The New Silk Road, Weaving Digital Heritage into Gulf Luxury
By Marina Ezzat Alfred


At dawn, in a small workshop where sunlight slips through wooden shutters, a woman runs her fingers across a length of fabric her grandmother once embroidered by hand. The stitches tell stories, of long evenings, whispered prayers, and a patience learned from the desert itself. Today, beside her, a screen glows softly. It studies those same stitches, memorizing their rhythm, their imperfections, their quiet beauty. This is the new Silk Road: not a path of caravans, but a meeting point where memory and machine sit side by side, each honoring the other.
Craft-Tech was born in moments like this. Not as a rebellion against tradition, but as an act of devotion to it. Technology here does not replace the human hand; it protects it from time, from loss, from being forgotten in a fast-moving world.
Every algorithm becomes an archive, every digital pattern a promise that the soul of Arab craftsmanship will continue to travel forward, stitched into fabrics made for the Gulf sun, carried by a generation that wears its heritage with intention and pride.
Craft-Tech When Code Learns to Respect the Hand
In the ateliers of the Gulf, artificial intelligence moves quietly, almost reverently. It is not invited in as a shortcut, but as a guardian. Designers offer it thousands of hours of human devotion: archival Talli patterns, the precise pull of Zari threads, the gentle geometry passed from mother to daughter across generations. The ambition is never speed. It is fidelity to the hand, the heritage, and the meaning behind every stitch.
One Emirati designer describes the process as “teaching a machine to listen before it speaks.” The technology studies how stitches breathe in the heat, how threads respond to movement, how nomadic life once shaped every motif. What emerges is not a replacement for craftsmanship, but its preservation, a living digital memory that can replicate with extraordinary accuracy, while still relying on human hands to give it soul. In this way, Craft-Tech becomes cultural conservation, protecting what might otherwise be lost to time and mass production.

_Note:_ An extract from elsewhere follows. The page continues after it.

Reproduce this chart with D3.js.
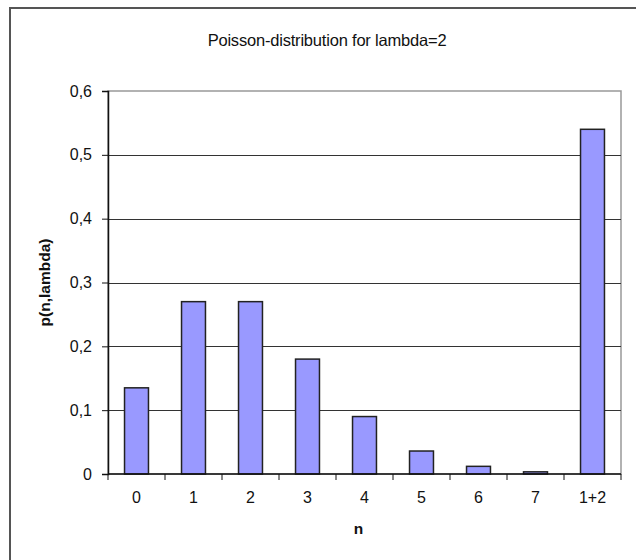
<!DOCTYPE html>
<html>
<head>
<meta charset="utf-8">
<script src="https://cdn.jsdelivr.net/npm/d3@7"></script>
<style>
  body { margin: 0; background: #fff; }
  svg { display: block; font-family: "Liberation Sans", Arial, sans-serif; }
</style>
</head>
<body>
<svg id="chart" width="637" height="560"></svg>
<script>
// chart data
const categories = ["0", "1", "2", "3", "4", "5", "6", "7", "1+2"];
const probabilities = [0.135, 0.27, 0.27, 0.18, 0.09, 0.036, 0.012, 0.0034, 0.54];
const yTicks = [0, 0.1, 0.2, 0.3, 0.4, 0.5, 0.6];

const svg = d3.select("#chart");
const width = 637;
const height = 560;
const margin = { top: 91, right: 16, bottom: 86, left: 108 };
const plotW = width - margin.left - margin.right;
const plotH = height - margin.top - margin.bottom;

// outer chart border (only top and left visible in the crop)
svg.append("path")
    .attr("d", `M10,${height} L10,8 L636,8`)
    .attr("fill", "none")
    .attr("stroke", "#555")
    .attr("stroke-width", 2);

svg.append("text")
    .attr("x", 327)
    .attr("y", 46)
    .attr("text-anchor", "middle")
    .attr("font-size", "16.5px")
    .attr("letter-spacing", "-0.2px")
    .attr("fill", "#111")
    .text("Poisson-distribution for lambda=2");

const g = svg.append("g")
    .attr("transform", `translate(${margin.left},${margin.top})`);

const x = d3.scaleBand()
    .domain(categories)
    .range([0, plotW])
    .paddingInner(0.58)
    .paddingOuter(0.29);

const y = d3.scaleLinear()
    .domain([0, 0.6])
    .range([plotH, 0]);

// plot area border (gray on top/right)
g.append("rect")
    .attr("x", 0).attr("y", 0)
    .attr("width", plotW).attr("height", plotH)
    .attr("fill", "none")
    .attr("stroke", "#999")
    .attr("stroke-width", 1.5);

// gridlines
g.selectAll(".grid")
    .data(yTicks.filter(d => d > 0 && d < 0.6))
    .enter()
    .append("line")
    .attr("x1", 0).attr("x2", plotW)
    .attr("y1", d => Math.round(y(d)) + 0.5)
    .attr("y2", d => Math.round(y(d)) + 0.5)
    .attr("stroke", "#333")
    .attr("stroke-width", 1.2);

// bars
g.selectAll(".bar")
    .data(probabilities)
    .enter()
    .append("rect")
    .attr("x", (d, i) => x(categories[i]))
    .attr("y", d => y(d))
    .attr("width", x.bandwidth())
    .attr("height", d => y(0) - y(d))
    .attr("fill", "#9999ff")
    .attr("stroke", "#222")
    .attr("stroke-width", 1.5);

// y axis
const yAxis = d3.axisLeft(y)
    .tickValues(yTicks)
    .tickSize(6)
    .tickPadding(10)
    .tickFormat(d => d === 0 ? "0" : d3.format(".1f")(d).replace(".", ","));

const yG = g.append("g").call(yAxis);
yG.select(".domain").attr("stroke", "#111").attr("stroke-width", 1.5);
yG.selectAll(".tick line").attr("stroke", "#111");
yG.selectAll("text")
    .attr("font-size", "16px")
    .attr("fill", "#111")
    .attr("font-family", "Liberation Sans, Arial, sans-serif");

// x axis with ticks at category boundaries
const xG = g.append("g").attr("transform", `translate(0,${plotH})`);
xG.append("line")
    .attr("x1", 0).attr("x2", plotW)
    .attr("stroke", "#111")
    .attr("stroke-width", 1.5);
const step = x.step();
xG.selectAll(".xtick")
    .data(d3.range(categories.length + 1))
    .enter()
    .append("line")
    .attr("x1", i => i * step)
    .attr("x2", i => i * step)
    .attr("y1", 0)
    .attr("y2", 6)
    .attr("stroke", "#111");
xG.selectAll(".xlabel")
    .data(categories)
    .enter()
    .append("text")
    .attr("x", d => x(d) + x.bandwidth() / 2)
    .attr("y", 29)
    .attr("text-anchor", "middle")
    .attr("font-size", "16px")
    .attr("fill", "#111")
    .text(d => d);

// axis titles
svg.append("text")
    .attr("x", margin.left + plotW / 2 - 6)
    .attr("y", 534)
    .attr("text-anchor", "middle")
    .attr("font-size", "15.5px")
    .attr("font-weight", "bold")
    .attr("fill", "#111")
    .text("n");

svg.append("text")
    .attr("transform", `translate(50,${margin.top + plotH / 2}) rotate(-90)`)
    .attr("text-anchor", "middle")
    .attr("font-size", "15.5px")
    .attr("font-weight", "bold")
    .attr("fill", "#111")
    .text("p(n,lambda)");
</script>
</body>
</html>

Interview Voices Designers as Cultural Stewards
Across the region, designers no longer speak like trend forecasters chasing what’s next, but like historians protecting what must endure. In Saudi Arabia, one couturier describes how her studio uses AI to trace the life of a single stitch across decades, how it shifted with migration, softened with climate, and adapted to the rituals of daily life. “The machine doesn’t erase the past,” she says quietly. “It reveals it.”




In Bahrain, another designer uses generative tools to test how ancestral embroidery lives on eco-engineered fabrics made for extreme heat. She smiles as she explains, “Our grandmothers worked with what they had. We do the same, but our tools are different.” What binds these voices is a shared belief that technology should extend memory, not overwrite it, becoming a lens that clarifies heritage, rather than a force that turns it into something disposable.
Sustainable Luxury for a Desert Reality
Luxury in the Gulf has never been indulgence for its own sake. Beneath the shimmer and scale, it has always answered the desert, through flowing silhouettes that move with the wind, breathable textiles that respect the sun, and layers designed for life in shifting heat. Today’s innovation does not break from this wisdom; it continues it, quietly and intelligently.
Craft-Tech embroidery now lives on climate-conscious fabrics shaped for this reality: plant-based silks, recycled metallic threads, and textiles engineered to reflect heat while allowing the body to breathe. AI helps designers anticipate how ancestral stitches will respond to modern environmental stress, reducing waste and unnecessary experimentation. This is sustainability born of place, not trend. Conscious couture in the Gulf is not borrowed philosophy, it is ancestral logic, refined for the future.
Fashion as Storytelling
Along this new Silk Road, garments are no longer created simply to be admired, they are meant to be read. Each piece carries a story close to the body: a hand-embroidered panel whispering of coastal pearl divers and salt-stung mornings, a digitally preserved motif echoing the geometry of Bedouin tents beneath open skies.
Through Craft-Tech, designers weave these layers of memory into fabric, allowing the story to travel the world without ever losing its accent. Global audiences are responding not only to beauty, but to meaning. Conscious couture offers a quiet transparency, revealing where the craft was born, who shaped it, and how it honors both people and planet. In this space, luxury slows down. It becomes deeper, more personal, and profoundly intimate, like a story told softly and meant only for those willing to listen.
The Global Future Rooted in Sand
As Gulf fashion steps onto the world stage, it does so without leaving itself behind. The embrace of AI and advanced technology is not a race to imitate Western production models, but a deliberate choice to offer something different, an approach where innovation lowers its head to heritage, and progress moves at the pace of respect.
This new Silk Road is not built on volume, but on value. It proves that the soul of Arab craftsmanship can exist within a digital file, breathe through sustainable fabric, and still feel unmistakably human against the skin. In the soft hum of machines learning ancient stitches, the desert finds its voice once more, speaking quietly, confidently, to a global audience finally ready to listen.